GOAL OF THE EXERCISE: Skipping all pictures, set down the lines of the listing from the first through the one with "465, 460, 455]".

ENTRIES PROVIDED:
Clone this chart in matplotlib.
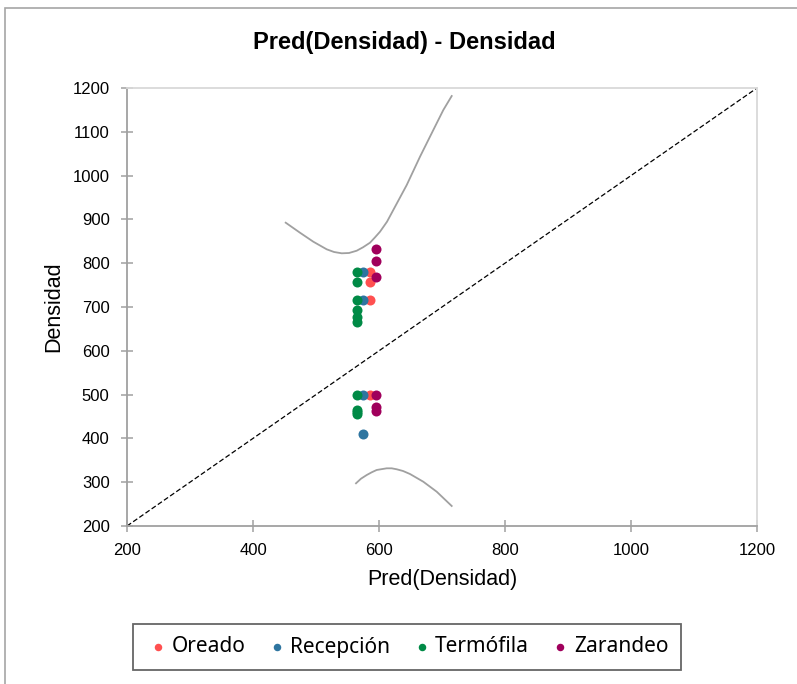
import matplotlib.pyplot as plt
from matplotlib.patches import Rectangle

# scatter data: Pred(Densidad) vs Densidad by group
oreado_x = [586, 586, 586, 586]
oreado_y = [781, 758, 715, 500]

recepcion_x = [575, 575, 575, 575]
recepcion_y = [781, 715, 500, 410]

termofila_x = [565, 565, 565, 565, 565, 565, 565, 565, 565, 565]
termofila_y = [781, 758, 715, 693, 677, 666, 500, 465, 460, 455]

zarandeo_x = [595, 595, 595, 595, 595, 595]
zarandeo_y = [832, 806, 769, 500, 472, 463]

# confidence curves
upper_x = [451.9, 474.6, 495.7, 517.0, 528.6, 540.8, 552.4, 564.6, 574.6, 585.7, 593.7,
           601.6, 612.7, 622.7, 644.0, 665.1, 686.2, 702.1, 715.4]
upper_y = [892.5, 869.6, 849.1, 831.7, 825.6, 822.6, 823.3, 828.5, 836.3, 846.8, 859.1,
           871.9, 894.7, 921.5, 978.5, 1043.2, 1104.1, 1149.8, 1181.7]
lower_x = [563.5, 571.4, 580.5, 588.4, 596.3, 612.2, 620.2, 628.1, 638.1, 649.2, 670.3, 691.6, 715.4]
lower_y = [297.5, 308.0, 316.4, 322.6, 327.9, 331.7, 331.7, 329.5, 325.6, 318.7, 301.1, 278.3, 245.7]

ticks = [200, 400, 600, 800, 1000, 1200]
yticks = [200, 300, 400, 500, 600, 700, 800, 900, 1000, 1100, 1200]

groups = [
    ("Oreado", oreado_x, oreado_y, "#FF5050"),
    ("Recepción", recepcion_x, recepcion_y, "#2E75A0"),
    ("Termófila", termofila_x, termofila_y, "#008A46"),
    ("Zarandeo", zarandeo_x, zarandeo_y, "#A0005C"),
]

fig = plt.figure(figsize=(7.97, 6.84), dpi=100)
# outer chart border
fig.patches.append(Rectangle((5 / 797, -0.01), 1.0, 1 - 8 / 684 + 0.01,
                             transform=fig.transFigure, fill=False,
                             edgecolor="#A6A6A6", linewidth=1.2))

ax = fig.add_axes([127 / 797, 158 / 684, 630 / 797, 438 / 684])

ax.plot(ticks, ticks, linestyle=(0, (4, 2)), color="black", linewidth=0.9, zorder=1)
ax.plot(upper_x, upper_y, color="#A0A0A0", linewidth=1.3, zorder=1)
ax.plot(lower_x, lower_y, color="#A0A0A0", linewidth=1.3, zorder=1)

for name, xs, ys, col in groups:
    ax.scatter(xs, ys, s=52, color=col, label=name, zorder=3, linewidths=0)

ax.set_xlim(200, 1200)
ax.set_ylim(200, 1200)
ax.set_xticks(ticks)
ax.set_yticks(yticks)

for side in ["left", "bottom"]:
    ax.spines[side].set_color("#A0A0A0")
    ax.spines[side].set_linewidth(1.3)
for side in ["top", "right"]:
    ax.spines[side].set_color("#D9D9D9")
    ax.spines[side].set_linewidth(1.3)

ax.tick_params(direction="inout", length=9, width=1.1, color="#A0A0A0",
               labelsize=12, pad=8)
for lab in ax.get_xticklabels() + ax.get_yticklabels():
    lab.set_fontfamily("Liberation Sans")

ax.set_xlabel("Pred(Densidad)", fontsize=15.5, family="Liberation Sans", labelpad=8)
ax.set_ylabel("Densidad", fontsize=15.5, family="Liberation Sans", labelpad=6)

fig.text(404 / 797, 1 - 42 / 684, "Pred(Densidad) - Densidad", ha="center", va="center",
         fontsize=17, fontweight="bold", family="Liberation Sans")

leg = fig.legend(loc="center", bbox_to_anchor=(407 / 797, 1 - 647 / 684), ncol=4,
                 frameon=True, fancybox=False, handletextpad=0.05, columnspacing=0.9,
                 handlelength=1.2, markerscale=0.75, borderpad=0.6,
                 prop={"family": "Noto Sans", "size": 15})
leg.get_frame().set_edgecolor("#404040")
leg.get_frame().set_linewidth(1.3)

fig.savefig("out.png", dpi=100)
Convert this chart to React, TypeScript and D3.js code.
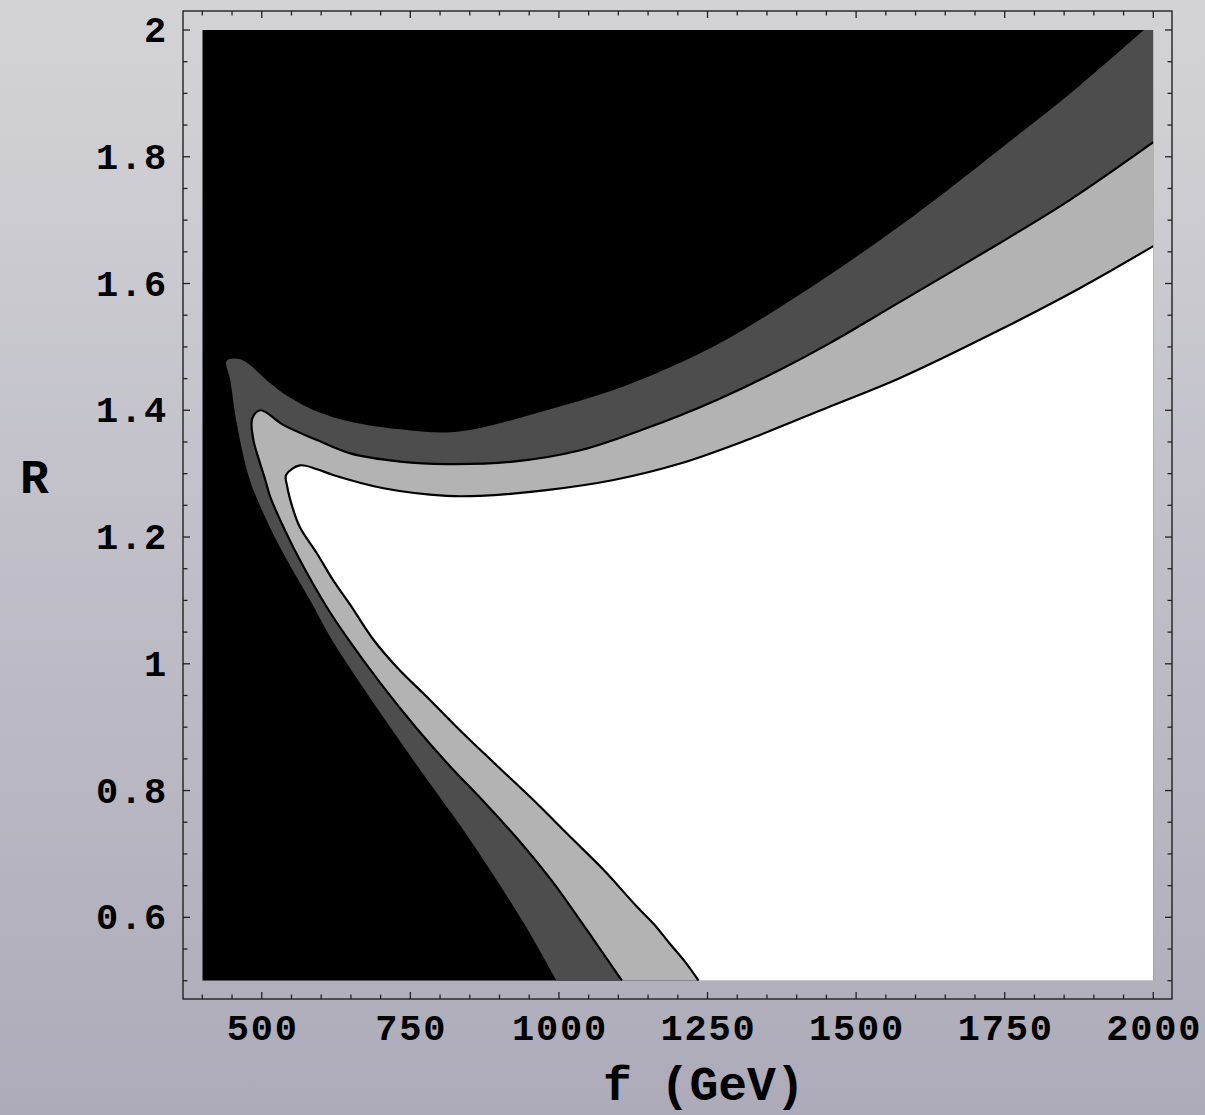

EXPECTED ANSWER:
Clone this chart in matplotlib.
import matplotlib.pyplot as plt
from matplotlib.patches import Rectangle

# scatter data: Pred(Densidad) vs Densidad by group
oreado_x = [586, 586, 586, 586]
oreado_y = [781, 758, 715, 500]

recepcion_x = [575, 575, 575, 575]
recepcion_y = [781, 715, 500, 410]

termofila_x = [565, 565, 565, 565, 565, 565, 565, 565, 565, 565]
termofila_y = [781, 758, 715, 693, 677, 666, 500, 465, 460, 455]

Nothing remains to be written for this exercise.